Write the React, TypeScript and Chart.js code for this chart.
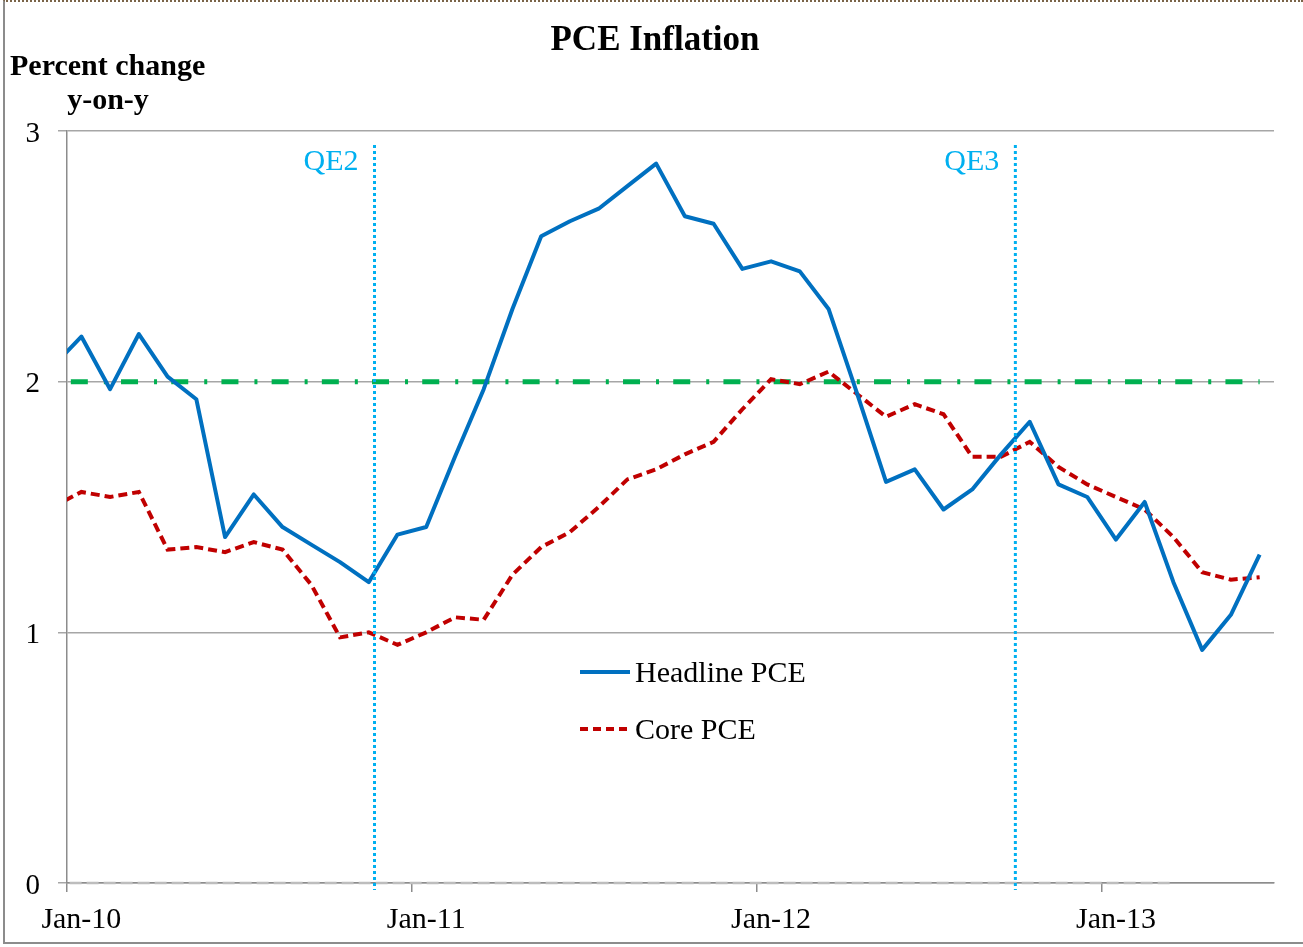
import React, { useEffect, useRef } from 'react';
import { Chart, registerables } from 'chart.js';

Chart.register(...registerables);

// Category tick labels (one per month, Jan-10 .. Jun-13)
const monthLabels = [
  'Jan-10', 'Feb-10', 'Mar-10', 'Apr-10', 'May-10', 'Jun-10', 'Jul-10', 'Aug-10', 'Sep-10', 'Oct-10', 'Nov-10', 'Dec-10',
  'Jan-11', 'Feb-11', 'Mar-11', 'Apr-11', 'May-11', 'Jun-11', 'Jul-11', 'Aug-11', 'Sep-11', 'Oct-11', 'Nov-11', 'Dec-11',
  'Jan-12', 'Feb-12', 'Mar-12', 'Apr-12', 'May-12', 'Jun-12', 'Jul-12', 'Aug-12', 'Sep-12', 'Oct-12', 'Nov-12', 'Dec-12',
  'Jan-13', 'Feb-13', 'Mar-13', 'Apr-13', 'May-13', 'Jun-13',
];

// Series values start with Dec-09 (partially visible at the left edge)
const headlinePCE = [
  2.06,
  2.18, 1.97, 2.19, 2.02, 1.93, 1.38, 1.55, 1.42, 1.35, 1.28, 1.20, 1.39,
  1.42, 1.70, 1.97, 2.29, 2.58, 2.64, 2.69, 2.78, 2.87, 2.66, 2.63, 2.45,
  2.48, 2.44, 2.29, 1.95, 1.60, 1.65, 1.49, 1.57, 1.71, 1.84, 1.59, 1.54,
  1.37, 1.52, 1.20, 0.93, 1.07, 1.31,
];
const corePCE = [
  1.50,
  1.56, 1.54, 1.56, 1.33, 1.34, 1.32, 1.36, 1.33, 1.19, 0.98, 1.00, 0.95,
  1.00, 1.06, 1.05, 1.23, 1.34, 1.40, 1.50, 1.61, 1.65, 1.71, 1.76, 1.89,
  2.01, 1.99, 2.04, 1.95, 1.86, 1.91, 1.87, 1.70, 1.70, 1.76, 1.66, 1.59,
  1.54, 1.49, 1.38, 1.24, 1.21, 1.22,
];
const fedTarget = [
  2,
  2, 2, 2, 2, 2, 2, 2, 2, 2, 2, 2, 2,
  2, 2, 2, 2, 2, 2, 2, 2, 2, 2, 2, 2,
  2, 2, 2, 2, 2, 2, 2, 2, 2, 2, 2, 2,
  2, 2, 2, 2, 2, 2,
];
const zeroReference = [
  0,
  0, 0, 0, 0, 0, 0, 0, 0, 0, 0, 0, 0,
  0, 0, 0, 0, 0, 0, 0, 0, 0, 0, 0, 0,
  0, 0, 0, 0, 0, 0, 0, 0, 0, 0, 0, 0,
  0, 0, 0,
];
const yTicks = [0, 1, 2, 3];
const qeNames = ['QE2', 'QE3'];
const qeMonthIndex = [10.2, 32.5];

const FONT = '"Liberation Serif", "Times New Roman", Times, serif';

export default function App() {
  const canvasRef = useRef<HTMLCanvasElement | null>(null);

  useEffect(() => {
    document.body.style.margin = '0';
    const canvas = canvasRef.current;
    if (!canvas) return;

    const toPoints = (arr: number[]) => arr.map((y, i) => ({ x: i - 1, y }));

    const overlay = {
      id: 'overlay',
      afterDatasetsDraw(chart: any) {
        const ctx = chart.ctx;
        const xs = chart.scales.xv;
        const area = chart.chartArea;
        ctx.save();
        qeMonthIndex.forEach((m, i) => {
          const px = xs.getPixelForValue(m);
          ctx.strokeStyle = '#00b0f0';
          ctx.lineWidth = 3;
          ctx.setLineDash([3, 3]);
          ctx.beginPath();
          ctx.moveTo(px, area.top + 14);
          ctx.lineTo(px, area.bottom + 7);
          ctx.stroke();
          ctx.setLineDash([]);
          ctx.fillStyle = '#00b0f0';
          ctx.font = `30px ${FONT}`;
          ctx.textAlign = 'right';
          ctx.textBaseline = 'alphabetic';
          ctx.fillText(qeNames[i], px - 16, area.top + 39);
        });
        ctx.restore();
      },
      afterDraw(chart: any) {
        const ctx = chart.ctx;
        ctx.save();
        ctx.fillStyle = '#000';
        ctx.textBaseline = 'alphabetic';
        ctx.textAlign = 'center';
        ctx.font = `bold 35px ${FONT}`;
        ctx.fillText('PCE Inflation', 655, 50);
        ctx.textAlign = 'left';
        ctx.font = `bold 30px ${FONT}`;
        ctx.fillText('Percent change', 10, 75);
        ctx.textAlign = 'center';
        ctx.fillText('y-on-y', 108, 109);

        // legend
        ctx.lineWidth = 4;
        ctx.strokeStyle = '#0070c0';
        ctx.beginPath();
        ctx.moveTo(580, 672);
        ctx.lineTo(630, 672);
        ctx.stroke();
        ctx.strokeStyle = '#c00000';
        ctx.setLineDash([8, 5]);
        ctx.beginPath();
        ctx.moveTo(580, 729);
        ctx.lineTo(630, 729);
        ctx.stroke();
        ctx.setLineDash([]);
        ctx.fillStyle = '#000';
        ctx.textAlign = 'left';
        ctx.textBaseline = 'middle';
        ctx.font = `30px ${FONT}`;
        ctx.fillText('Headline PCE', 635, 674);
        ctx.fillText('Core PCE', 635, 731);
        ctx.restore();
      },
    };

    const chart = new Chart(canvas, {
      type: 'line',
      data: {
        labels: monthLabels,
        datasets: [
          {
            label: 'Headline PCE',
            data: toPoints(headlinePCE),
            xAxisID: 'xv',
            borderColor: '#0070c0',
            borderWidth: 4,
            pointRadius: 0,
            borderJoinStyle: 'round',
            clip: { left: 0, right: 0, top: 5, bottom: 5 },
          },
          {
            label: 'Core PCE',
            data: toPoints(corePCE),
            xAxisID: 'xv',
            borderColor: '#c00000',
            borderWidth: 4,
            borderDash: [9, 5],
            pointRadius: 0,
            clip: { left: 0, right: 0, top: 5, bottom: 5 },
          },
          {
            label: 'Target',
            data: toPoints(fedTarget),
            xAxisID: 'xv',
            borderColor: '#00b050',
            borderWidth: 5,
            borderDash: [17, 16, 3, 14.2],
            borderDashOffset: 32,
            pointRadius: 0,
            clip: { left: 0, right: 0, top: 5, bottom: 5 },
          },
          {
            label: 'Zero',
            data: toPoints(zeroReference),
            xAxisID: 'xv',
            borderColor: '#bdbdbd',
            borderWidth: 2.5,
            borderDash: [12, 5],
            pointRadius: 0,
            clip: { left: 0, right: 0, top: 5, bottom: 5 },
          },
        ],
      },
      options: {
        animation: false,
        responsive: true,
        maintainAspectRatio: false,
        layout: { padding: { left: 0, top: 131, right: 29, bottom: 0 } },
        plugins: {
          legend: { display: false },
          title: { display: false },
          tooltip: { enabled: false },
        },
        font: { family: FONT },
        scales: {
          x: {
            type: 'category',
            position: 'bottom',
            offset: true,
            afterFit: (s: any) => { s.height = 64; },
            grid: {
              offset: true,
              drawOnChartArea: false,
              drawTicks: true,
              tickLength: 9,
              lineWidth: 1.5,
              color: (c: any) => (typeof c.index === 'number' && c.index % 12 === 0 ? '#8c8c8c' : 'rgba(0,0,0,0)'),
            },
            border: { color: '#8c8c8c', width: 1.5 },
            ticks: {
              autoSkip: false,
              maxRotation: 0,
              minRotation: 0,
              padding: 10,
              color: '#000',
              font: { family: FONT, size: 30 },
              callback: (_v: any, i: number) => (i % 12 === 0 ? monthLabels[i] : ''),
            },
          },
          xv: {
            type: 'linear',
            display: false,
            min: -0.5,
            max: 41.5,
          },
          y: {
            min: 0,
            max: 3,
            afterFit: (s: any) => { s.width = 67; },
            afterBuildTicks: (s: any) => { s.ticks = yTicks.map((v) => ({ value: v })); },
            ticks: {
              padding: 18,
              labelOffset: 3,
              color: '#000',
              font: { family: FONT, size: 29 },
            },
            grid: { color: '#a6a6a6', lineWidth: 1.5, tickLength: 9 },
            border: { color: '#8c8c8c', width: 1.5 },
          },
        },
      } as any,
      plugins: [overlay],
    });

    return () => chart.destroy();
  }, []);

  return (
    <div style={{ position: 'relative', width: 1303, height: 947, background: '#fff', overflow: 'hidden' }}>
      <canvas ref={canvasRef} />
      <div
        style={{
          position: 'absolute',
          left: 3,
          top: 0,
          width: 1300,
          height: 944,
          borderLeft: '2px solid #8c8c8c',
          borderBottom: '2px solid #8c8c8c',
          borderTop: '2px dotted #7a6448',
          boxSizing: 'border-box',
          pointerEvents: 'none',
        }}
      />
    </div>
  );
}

The request:
Emit the lines of the material exactly, from its first line to the line containing "Chart.register(...registerables);", inclusive; leave every picture out.

The response:
Write the React, TypeScript and Chart.js code for this chart.
import React, { useEffect, useRef } from 'react';
import { Chart, registerables } from 'chart.js';

Chart.register(...registerables);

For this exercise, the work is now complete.